Título: A crise da saúde no Nordeste
Autor:
Fonte: O Estado de São Paulo, 23/08/2007, Notas & Informações, p. A3

Problemas graves de gestão dos serviços de saúde levaram as populações da Paraíba, Pernambuco e Alagoas a uma situação de calamidade pública. Há quase três meses, profissionais da saúde estão em greve, reivindicando melhores salários e denunciando as péssimas condições de trabalho. Os médicos ganham, em média, R$ 1.200,00, o que, conforme o ministro da Saúde, José Gomes Temporão, torna a reivindicação salarial justa. Mas isso não justifica, como ele também afirma, que por isso deixem a população no desamparo. As autoridades locais não têm condições de resolver a questão rapidamente - e a população mais carente sofre as conseqüências da falta de assistência que já dura três meses.

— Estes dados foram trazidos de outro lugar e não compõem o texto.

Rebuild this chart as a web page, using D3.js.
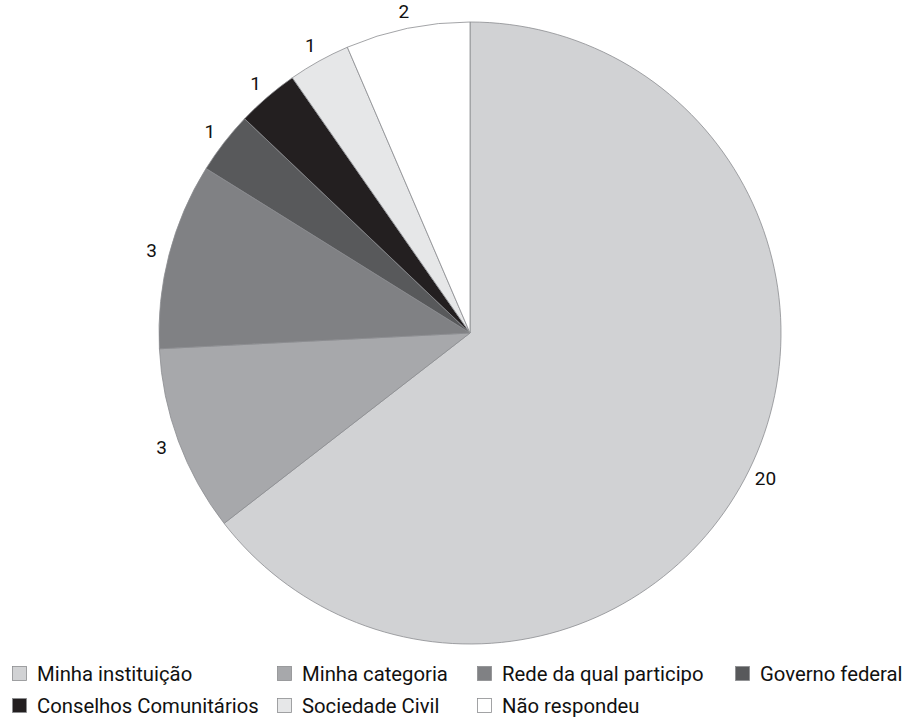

Nos últimos dias, por exemplo, um bebê morreu esperando por atendimento, em Maceió, e uma jovem de 28 anos morreu depois de esperar inutilmente, durante três meses, por uma cirurgia cardíaca. Todos os dias o noticiário das televisões e dos jornais mostra dramas iguais a esses.

Doentes se amontoam pelos corredores dos hospitais e os poucos médicos que se mantêm a postos denunciam a precariedade das unidades de saúde, que os obriga a escolher quem vai viver e quem vai morrer, porque não podem atender todos. Os pacientes de municípios do interior de Pernambuco, Paraíba e Alagoas percorrem centenas de quilômetros em busca de atendimento em hospitais regionais. Não conseguem. Alguns morrem no trajeto, conforme relatou o sanitarista e diretor de planejamento da Secretaria de Saúde do Recife, Domício Sá, em entrevista ao Estado; outros enfrentam horas seguidas - e mesmo dias - de espera nas portas das poucas e superlotadas unidades nas capitais.

Em Alagoas, na segunda-feira, toda a rede estadual de saúde contava com apenas um neurocirurgião e sete dos nove hematologistas do Estado se demitiram. Dez categorias de servidores de nível médio da saúde também decretaram greve por tempo indeterminado. Mais de 200 profissionais já haviam pedido demissão. No dia 1º de setembro, termina o aviso prévio dado por 143 médicos. Desde que a greve começou, mais de 2 mil atendimentos deixaram de ser realizados a cada dia nas unidades de saúde da periferia de Alagoas.

A situação levou o governador de Alagoas, Teotônio Vilela Filho, a decretar estado de emergência, na sexta-feira, e a se reunir com o ministro da Saúde, que liberou R$ 26 milhões para o sistema de saúde do Estado, dos quais R$ 3 milhões serão destinados ao pagamento de salários e R$ 23 milhões para o custeio de atendimentos médicos de alta e média complexidade. Conforme o ministro, a liberação aumentará em mais de 7% o dispêndio per capita médio que o governo federal fixa para atendimentos mais complexos. O problema é que a rede hospitalar pública mal consegue atender aos casos corriqueiros.

O governador Teotônio Vilela Filho ficou frustrado com a verba liberada, que, segundo ele, é insuficiente para pôr fim à greve dos médicos e demais profissionais da saúde. ¿O dinheiro ajuda, mas não vai resolver a crise nem aumentar nosso poder de negociação com os grevistas¿, disse em entrevista ao Estado. A categoria reivindica reajuste salarial de 50% e o governo oferece 5%.

Teotônio Vilela Filho e os outros governadores do Nordeste que enfrentam crise semelhante podem não ficar satisfeitos com o montante de recursos que a União pôs à sua disposição, mas deveriam aceitar imediatamente a outra forma de auxílio oferecida pelo ministro: assistência técnica para melhorar a gestão da saúde pública. Afinal, de pouco adianta injetar mais verbas em sistemas de gestão claramente falidos.

O descalabro a que chegou o sistema de saúde naqueles Estados do Nordeste não se deve apenas à escassez de dinheiro. Na origem da crise está a má gestão da rede pública. O mau atendimento aos doentes e as precárias condições de trabalho dos profissionais de saúde nada mais são do que a conseqüência do descalabro administrativo. Sem que esse problema seja resolvido prontamente, a população daqueles Estados continuará tendo serviços de qualidade muito abaixo da média nacional - que já não é grande coisa.